More concretely, here’s what could happen regarding Russia, Iran, and the US energy market.
First up, Russia
The Obama administration previously issued an executive order that imposed financial sanctions on Russia in response to the country’s actions in Ukraine.
Part of the sanctions included the prohibition of investment, exploration, and technology transfers in Russian energy projects. (For example, Rosneft discovered oil in the Kara Sea inside the Arctic Circle in September 2014, but could not continue joint explorations with Exxon due to the sanctions.)
Fast forward two years, throughout the election season, and Trump has advocated improving relations with Russia. And immediately after he was elected, Russian president Vladimir Putin was one of the first leaders to publicly send his congratulations.
There is “the potential for a reset in US-Russia relations, which would have large implications for energy,” wrote Helima Croft, the global head of commodity strategy at RBC Capital Markets in a note. (Although, we should note that a reset in relations is not a guarantee.)
“Given that Trump has called for better relations with Moscow, and some of his senior advisors have strongly criticised the Russian energy sanctions, we believe that these measures could be revoked by the incoming administration,” she continued. “This would be beneficial for the development of these greenfield projects and would put US companies on more equal footing with their European counterparts when it comes to operating in Russia.”
Trump has called the Iran deal “one of the worst deals ever negotiated.” His election now increases the possibility of a “snap-back” of sanctions on Tehran — which is possible since they were waived not repealed, Croft wrote.
She added that Trump will likely face “limited pushback,” given that 1) Congress has been more hawkish than Obama administration on Iran and 2) the House and the Senate are again both Republican.
“Even though the European Union energy sanctions have been formally lifted, the snap-back of US sanctions could certainly curb the enthusiasm of foreign companies looking to invest in Iran’s energy sector and thereby limit Iran’s ability to significantly ramp up output from current levels in coming years,” she argued.
Croft and her team write that it’s worth keeping an eye on the possible repeal of key regulations such as the Corporate Average Fuel Efficiency Standards (CAFE) and the Renewable Fuel Standards (RFS) — both of which could boost gasoline demand.

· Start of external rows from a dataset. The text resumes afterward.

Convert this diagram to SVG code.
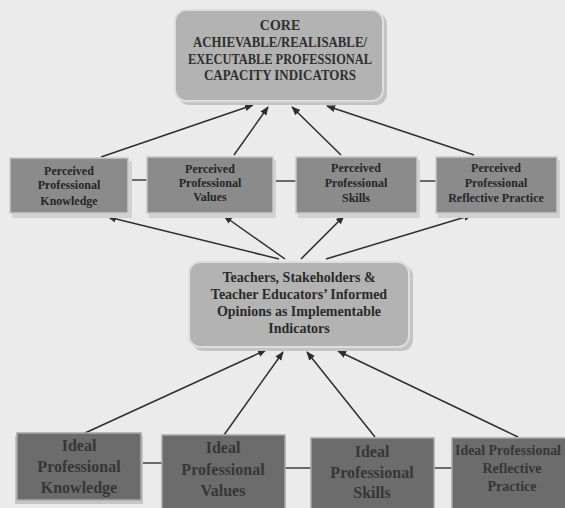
<svg xmlns="http://www.w3.org/2000/svg" width="565" height="508" viewBox="0 0 565 508">
<style>
  text { font-family: "Liberation Serif", "Times New Roman", serif; font-weight: bold; text-anchor: middle; }
  .core { fill: #b3b3b3; stroke: #dedede; stroke-width: 2; }
  .coreShadow { fill: #c4c4c4; }
  .perc { fill: #8b8b8b; stroke: #c9c9c9; stroke-width: 1.5; }
  .percShadow { fill: #d2d2d2; }
  .ideal { fill: #6c6c6c; stroke: #a8a8a8; stroke-width: 1.5; }
  .idealShadow { fill: #c6c6c6; }
  .t1 { font-size: 14px; fill: #2f2f2f; }
  .t2 { font-size: 12px; fill: #262626; }
  .t3 { font-size: 14px; fill: #2a2a2a; }
  .t4 { font-size: 16px; fill: #363636; }
  .t5 { font-size: 14px; fill: #363636; }
  .arrow { stroke: #2e2e2e; stroke-width: 1.5; fill: none; marker-end: url(#ah); }
  .link { stroke: #6a6a6a; stroke-width: 2; fill: none; }
</style>
<defs>
  <marker id="ah" viewBox="0 0 10 10" refX="9" refY="5" markerWidth="6" markerHeight="6" orient="auto" markerUnits="strokeWidth">
    <path d="M0,1 L10,5 L0,9 Z" fill="#2e2e2e"/>
  </marker>
</defs>
<rect x="0" y="0" width="565" height="508" fill="#ebebeb"/>

<g id="connectors">
  <line class="link" x1="128" y1="180" x2="147" y2="180"/>
  <line class="link" x1="273" y1="181" x2="296" y2="181"/>
  <line class="link" x1="417" y1="181" x2="436" y2="181"/>
  <line class="link" x1="141" y1="463" x2="162" y2="463"/>
  <line class="link" x1="285" y1="468" x2="311" y2="468"/>
  <line class="link" x1="434" y1="468" x2="452" y2="468"/>
  <line class="arrow" x1="101" y1="157" x2="253" y2="105"/>
  <line class="arrow" x1="234" y1="155" x2="268" y2="107"/>
  <line class="arrow" x1="341" y1="155" x2="292" y2="107"/>
  <line class="arrow" x1="474" y1="155" x2="327" y2="106"/>
  <line class="arrow" x1="279" y1="259" x2="108" y2="217"/>
  <line class="arrow" x1="285" y1="259" x2="224" y2="216"/>
  <line class="arrow" x1="301" y1="259" x2="344" y2="216"/>
  <line class="arrow" x1="326" y1="259" x2="472" y2="215"/>
  <line class="arrow" x1="85" y1="433" x2="266" y2="350"/>
  <line class="arrow" x1="224" y1="435" x2="283" y2="352"/>
  <line class="arrow" x1="375" y1="437" x2="307" y2="352"/>
  <line class="arrow" x1="518" y1="437" x2="338" y2="351"/>
</g>

<g id="core">
  <rect class="coreShadow" x="178" y="13" width="209" height="92" rx="11"/>
  <rect class="core" x="175" y="10" width="208" height="91" rx="11"/>
  <text class="t1" x="280" y="30">CORE</text>
  <text class="t1" x="280" y="47" textLength="174" lengthAdjust="spacingAndGlyphs">ACHIEVABLE/REALISABLE/</text>
  <text class="t1" x="280" y="64" textLength="184" lengthAdjust="spacingAndGlyphs">EXECUTABLE PROFESSIONAL</text>
  <text class="t1" x="280" y="80" textLength="152" lengthAdjust="spacingAndGlyphs">CAPACITY INDICATORS</text>
</g>

<g id="perceived-knowledge">
  <rect class="percShadow" x="12" y="161" width="120" height="57"/>
  <rect class="perc" x="10" y="158" width="118" height="55"/>
  <text class="t2" x="69" y="175">Perceived</text>
  <text class="t2" x="69" y="189">Professional</text>
  <text class="t2" x="69" y="205">Knowledge</text>
</g>
<g id="perceived-values">
  <rect class="percShadow" x="149" y="160" width="127" height="58"/>
  <rect class="perc" x="147" y="157" width="126" height="56"/>
  <text class="t2" x="210" y="173">Perceived</text>
  <text class="t2" x="210" y="187">Professional</text>
  <text class="t2" x="210" y="201">Values</text>
</g>
<g id="perceived-skills">
  <rect class="percShadow" x="298" y="160" width="122" height="58"/>
  <rect class="perc" x="296" y="157" width="121" height="56"/>
  <text class="t2" x="356" y="172">Perceived</text>
  <text class="t2" x="356" y="187">Professional</text>
  <text class="t2" x="356" y="202">Skills</text>
</g>
<g id="perceived-reflective">
  <rect class="percShadow" x="438" y="160" width="122" height="58"/>
  <rect class="perc" x="436" y="157" width="121" height="56"/>
  <text class="t2" x="496" y="172">Perceived</text>
  <text class="t2" x="496" y="187">Professional</text>
  <text class="t2" x="496" y="202">Reflective Practice</text>
</g>

<g id="opinions">
  <rect class="coreShadow" x="192" y="265" width="221" height="86" rx="11"/>
  <rect class="core" x="189" y="262" width="220" height="85" rx="11"/>
  <text class="t3" x="299" y="282">Teachers, Stakeholders &amp;</text>
  <text class="t3" x="299" y="299">Teacher Educators’ Informed</text>
  <text class="t3" x="299" y="316">Opinions as Implementable</text>
  <text class="t3" x="299" y="333">Indicators</text>
</g>

<g id="ideal-knowledge">
  <rect class="idealShadow" x="15" y="436" width="128" height="68"/>
  <rect class="ideal" x="17" y="433" width="124" height="67"/>
  <text class="t4" x="79" y="451">Ideal</text>
  <text class="t4" x="79" y="472">Professional</text>
  <text class="t4" x="79" y="493">Knowledge</text>
</g>
<g id="ideal-values">
  <rect class="ideal" x="162" y="435" width="123" height="75"/>
  <text class="t4" x="223" y="453">Ideal</text>
  <text class="t4" x="223" y="475">Professional</text>
  <text class="t4" x="223" y="496">Values</text>
</g>
<g id="ideal-skills">
  <rect class="ideal" x="311" y="438" width="123" height="72"/>
  <text class="t4" x="372" y="457">Ideal</text>
  <text class="t4" x="372" y="478">Professional</text>
  <text class="t4" x="372" y="498">Skills</text>
</g>
<g id="ideal-reflective">
  <rect class="ideal" x="452" y="438" width="125" height="72"/>
  <text class="t5" x="508" y="455" textLength="106" lengthAdjust="spacingAndGlyphs">Ideal Professional</text>
  <text class="t5" x="512" y="473">Reflective</text>
  <text class="t5" x="512" y="491">Practice</text>
</g>
</svg>
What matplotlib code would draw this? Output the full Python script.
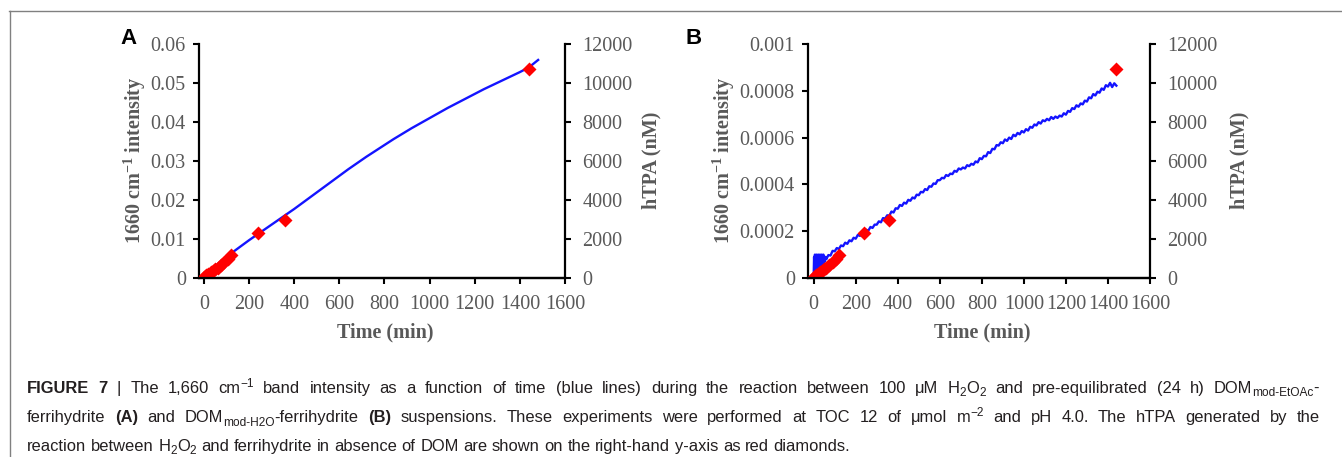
import re
import numpy as np
import matplotlib
matplotlib.use("Agg")
import matplotlib.pyplot as plt
from matplotlib.lines import Line2D

# ---------------- data ----------------
x_ticks = [0, 200, 400, 600, 800, 1000, 1200, 1400, 1600]
x_ticklabels = ["0", "200", "400", "600", "800", "1000", "1200", "1400", "1600"]
yA_ticks = [0, 0.01, 0.02, 0.03, 0.04, 0.05, 0.06]
yA_ticklabels = ["0", "0.01", "0.02", "0.03", "0.04", "0.05", "0.06"]
yB_ticks = [0, 0.0002, 0.0004, 0.0006, 0.0008, 0.001]
yB_ticklabels = ["0", "0.0002", "0.0004", "0.0006", "0.0008", "0.001"]
hTPA_ticks = [0, 2000, 4000, 6000, 8000, 10000, 12000]
hTPA_ticklabels = ["0", "2000", "4000", "6000", "8000", "10000", "12000"]

# panel A: 1660 cm-1 intensity (blue line)
time_A = [0, 40, 80, 120, 160, 200, 240, 280, 320, 360, 400, 440, 480, 520,
          560, 600, 640, 680, 720, 760, 800, 840, 880, 920, 960, 1000, 1040,
          1080, 1120, 1160, 1200, 1240, 1280, 1320, 1360, 1400, 1440, 1485]
intensity_A = [0.0005, 0.0025, 0.0045, 0.0063, 0.0080, 0.0097, 0.0113, 0.0129,
               0.0145, 0.0161, 0.0177, 0.0194, 0.0211, 0.0228, 0.0245, 0.0262,
               0.0279, 0.0295, 0.0311, 0.0326, 0.0341, 0.0356, 0.0370, 0.0384,
               0.0397, 0.0410, 0.0423, 0.0436, 0.0448, 0.0460, 0.0472, 0.0484,
               0.0495, 0.0506, 0.0517, 0.0528, 0.0540, 0.0561]

# panel B: 1660 cm-1 intensity (blue line), values in units of 1e-4
time_B_early = [0, 2, 4, 6, 8, 10, 12, 14, 16, 18, 20, 22, 24, 26, 28, 30,
                32, 34, 36, 38, 40, 42, 44, 46, 48, 50, 52, 54, 56, 58, 60]
intensity_B_early_e4 = [0.10, 0.90, 0.30, 1.00, 0.40, 0.90, 0.50, 1.00, 0.30,
                        0.90, 0.60, 1.00, 0.50, 0.90, 0.40, 1.00, 0.60, 0.90,
                        0.50, 1.00, 0.60, 0.90, 0.70, 1.00, 0.60, 0.80, 0.70,
                        0.90, 0.80, 0.90, 0.80]
time_B_late = list(range(70, 1441, 10))
intensity_B_late_e4 = [
    0.98, 0.96, 1.16, 1.14, 1.28, 1.24, 1.39, 1.36, 1.51, 1.46,
    1.61, 1.57, 1.72, 1.68, 1.84, 1.80, 1.94, 1.89, 2.06, 2.02,
    2.18, 2.14, 2.28, 2.28, 2.42, 2.38, 2.56, 2.54, 2.68, 2.66,
    2.84, 2.80, 2.98, 2.96, 3.12, 3.08, 3.22, 3.18, 3.34, 3.30,
    3.44, 3.40, 3.56, 3.54, 3.68, 3.66, 3.80, 3.76, 3.92, 3.90,
    4.04, 4.02, 4.18, 4.18, 4.28, 4.26, 4.40, 4.36, 4.46, 4.44,
    4.58, 4.54, 4.68, 4.64, 4.72, 4.68, 4.82, 4.78, 4.88, 4.84,
    4.98, 4.94, 5.12, 5.08, 5.22, 5.20, 5.38, 5.34, 5.52, 5.50,
    5.68, 5.66, 5.80, 5.76, 5.92, 5.86, 6.00, 5.94, 6.12, 6.06,
    6.20, 6.14, 6.28, 6.22, 6.36, 6.30, 6.46, 6.42, 6.56, 6.52,
    6.66, 6.60, 6.74, 6.70, 6.80, 6.74, 6.88, 6.80, 6.90, 6.84,
    6.94, 6.90, 7.04, 6.98, 7.14, 7.10, 7.26, 7.22, 7.38, 7.32,
    7.46, 7.42, 7.58, 7.54, 7.72, 7.68, 7.86, 7.80, 7.96, 7.92,
    8.10, 8.04, 8.24, 8.18, 8.34, 8.16, 8.32, 8.22]

# hTPA (nM), red diamonds, right axis (same in both panels)
hTPA_time = [0, 10, 20, 30, 40, 50, 60, 75, 90, 105, 120, 240, 360, 1440]
hTPA_nM = [50, 130, 220, 300, 380, 450, 520, 650, 800, 1000, 1200, 2330, 3000, 10700]

caption_lines = [
    "**FIGURE 7** | The 1,660 cm^{−1} band intensity as a function of time (blue lines) during the reaction between 100 μM H_{2}O_{2} and pre-equilibrated (24 h) DOM_{mod-EtOAc}-",
    "ferrihydrite **(A)** and DOM_{mod-H2O}-ferrihydrite **(B)** suspensions. These experiments were performed at TOC 12 of μmol m^{−2} and pH 4.0. The hTPA generated by the",
    "reaction between H_{2}O_{2} and ferrihydrite in absence of DOM are shown on the right-hand y-axis as red diamonds.",
]

# ---------------- style ----------------
W, H = 1342, 457
plt.rcParams["mathtext.fontset"] = "custom"
plt.rcParams["mathtext.rm"] = "Liberation Serif:bold"
plt.rcParams["mathtext.default"] = "rm"

GRAY = "#595959"
BLUE = "#1414ff"
SERIF = "Liberation Serif"
SANS = "Liberation Sans"
TICK_FS = 14.5
LAB_FS = 14.5

fig = plt.figure(figsize=(W / 100, H / 100), dpi=100)
fig.patch.set_facecolor("white")


def fx(px):
    return px / W


def fy(py):
    return 1 - py / H


def make_axes(left, right, top, bottom):
    return fig.add_axes([fx(left), fy(bottom), fx(right) - fx(left), (bottom - top) / H])


def style_axes(ax, ax2, yticks, yticklabels, xlim):
    ax.set_xlim(*xlim)
    ax.set_ylim(yticks[0], yticks[-1])
    ax.set_xticks(x_ticks)
    ax.set_xticklabels(x_ticklabels)
    ax.set_yticks(yticks)
    ax.set_yticklabels(yticklabels)
    ax2.set_ylim(hTPA_ticks[0], hTPA_ticks[-1])
    ax2.set_yticks(hTPA_ticks)
    ax2.set_yticklabels(hTPA_ticklabels)
    for a in (ax, ax2):
        a.spines["top"].set_visible(False)
        for s in a.spines.values():
            s.set_linewidth(1.6)
            s.set_color("black")
        a.tick_params(direction="out", length=4.5, width=1.5, colors="black",
                      labelcolor=GRAY, labelsize=TICK_FS)
        for lab in a.get_xticklabels() + a.get_yticklabels():
            lab.set_fontfamily(SERIF)
    ax.spines["right"].set_visible(False)
    ax2.spines["left"].set_visible(False)
    ax.tick_params(axis="x", pad=8)
    ax.tick_params(axis="y", pad=5)
    ax2.tick_params(axis="y", pad=8)
    ax.patch.set_alpha(0)


# ---- panel A ----
axA = make_axes(199, 565, 44, 278)
axA.plot(time_A, intensity_A, color=BLUE, lw=1.7, solid_capstyle="butt")
axA2 = axA.twinx()
axA2.plot(hTPA_time, hTPA_nM, linestyle="none", marker="D", ms=7.5,
          color="#ff0000", mec="none")
style_axes(axA, axA2, yA_ticks, yA_ticklabels, (-22, 1600))

# ---- panel B ----
axB = make_axes(808, 1150, 44, 278)
time_B = time_B_early + time_B_late
intensity_B = [v * 1e-4 for v in intensity_B_early_e4 + intensity_B_late_e4]
axB.plot(time_B, intensity_B, color=BLUE, lw=1.7)
axB2 = axB.twinx()
axB2.plot(hTPA_time, hTPA_nM, linestyle="none", marker="D", ms=7.5,
          color="#ff0000", mec="none")
style_axes(axB, axB2, yB_ticks, yB_ticklabels, (-27, 1600))

# ---- axis labels ----
ylab = "1660 cm$^{-1}$ intensity"
lab_kw = dict(fontsize=LAB_FS, fontweight="bold", color=GRAY, family=SERIF)
fig.text(fx(135), fy(160), ylab, rotation=90, ha="center", va="center", **lab_kw)
fig.text(fx(724), fy(160), ylab, rotation=90, ha="center", va="center", **lab_kw)
fig.text(fx(651), fy(160), "hTPA (nM)", rotation=90, ha="center", va="center", **lab_kw)
fig.text(fx(1239), fy(160), "hTPA (nM)", rotation=90, ha="center", va="center", **lab_kw)
fig.text(fx(385), fy(332), "Time (min)", ha="center", va="center", **lab_kw)
fig.text(fx(982), fy(332), "Time (min)", ha="center", va="center", **lab_kw)

fig.text(fx(120), fy(38), "A", fontsize=16, fontweight="bold", family=SANS,
         color="black", ha="left", va="center")
fig.text(fx(686), fy(38), "B", fontsize=16, fontweight="bold", family=SANS,
         color="black", ha="left", va="center")

# ---- frame lines ----
fig.add_artist(Line2D([fx(9), 1.0], [fy(10.5), fy(10.5)], transform=fig.transFigure,
                      color="#808080", lw=1.0))
fig.add_artist(Line2D([fx(9.5), fx(9.5)], [fy(10.5), 0.0], transform=fig.transFigure,
                      color="#808080", lw=1.0))

# ---- caption with inline bold / sub / superscripts ----
CAP_FS = 11.9
CAP_COLOR = "#231f20"
fig.canvas.draw()
renderer = fig.canvas.get_renderer()

STYLES = {
    "n": dict(size=CAP_FS, weight="normal", dy=0.0),
    "b": dict(size=CAP_FS, weight="bold", dy=0.0),
    "sub": dict(size=CAP_FS * 0.72, weight="normal", dy=-3.5),
    "sup": dict(size=CAP_FS * 0.72, weight="normal", dy=6.0),
}


def text_kw(style):
    st = STYLES[style]
    return dict(fontsize=st["size"], fontweight=st["weight"], family=SANS,
                color=CAP_COLOR)


def measure(s, style):
    t = fig.text(0, 0, s, **text_kw(style))
    w = t.get_window_extent(renderer).width
    t.remove()
    return w


def parse(line):
    tokens = []
    pending = False
    pieces = re.split(r"(\*\*.+?\*\*|_\{.+?\}|\^\{.+?\})", line)
    for piece in pieces:
        if not piece:
            continue
        if piece.startswith("**"):
            style, txt = "b", piece[2:-2]
        elif piece.startswith("_{"):
            style, txt = "sub", piece[2:-1]
        elif piece.startswith("^{"):
            style, txt = "sup", piece[2:-1]
        else:
            style, txt = "n", piece
        parts = txt.split(" ")
        for i, p in enumerate(parts):
            if i > 0:
                pending = True
            if p:
                tokens.append((p, style, pending))
                pending = False
    return tokens


space_w = measure("a a", "n") - measure("aa", "n")
x_start = 27
baselines = [393, 422, 451]
justify = [1319, 1320, None]
for line, base, jr in zip(caption_lines, baselines, justify):
    toks = parse(line)
    widths = [measure(t, s) for t, s, _ in toks]
    nsp = sum(1 for _, _, sp in toks if sp)
    natural = sum(widths) + nsp * space_w
    extra = (jr - x_start - natural) / nsp if (jr and nsp) else 0.0
    extra = max(extra, -0.45 * space_w)
    x = x_start
    for (t, s, sp), w in zip(toks, widths):
        if sp:
            x += space_w + extra
        fig.text(fx(x), fy(base - STYLES[s]["dy"]), t, ha="left", va="baseline",
                 **text_kw(s))
        x += w

fig.savefig("out.png", dpi=100, facecolor="white")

As for other Trump policies, she wrote:
“Broadly speaking, Trump’s energy policies remain relatively short on comprehensive details. His call for weaning the US from OPEC oil imports appears particularly challenging, as while global oil trade is fungible, certain US refiners will continue to demand a certain type of barrel (for reasons stretching from the familiarity of the crude to production of a better refined yield). In a similar vein, Trump’s vision to materially revive the US coal industry would also be difficult. While progressive climate policies have accelerated the demise of the coal industry, there is much more at play, namely economics. Cheap natural gas prices and ageing US coal plants nearing the end of their useful lives mean that returning US coal to its heyday will likely prove unlikely.”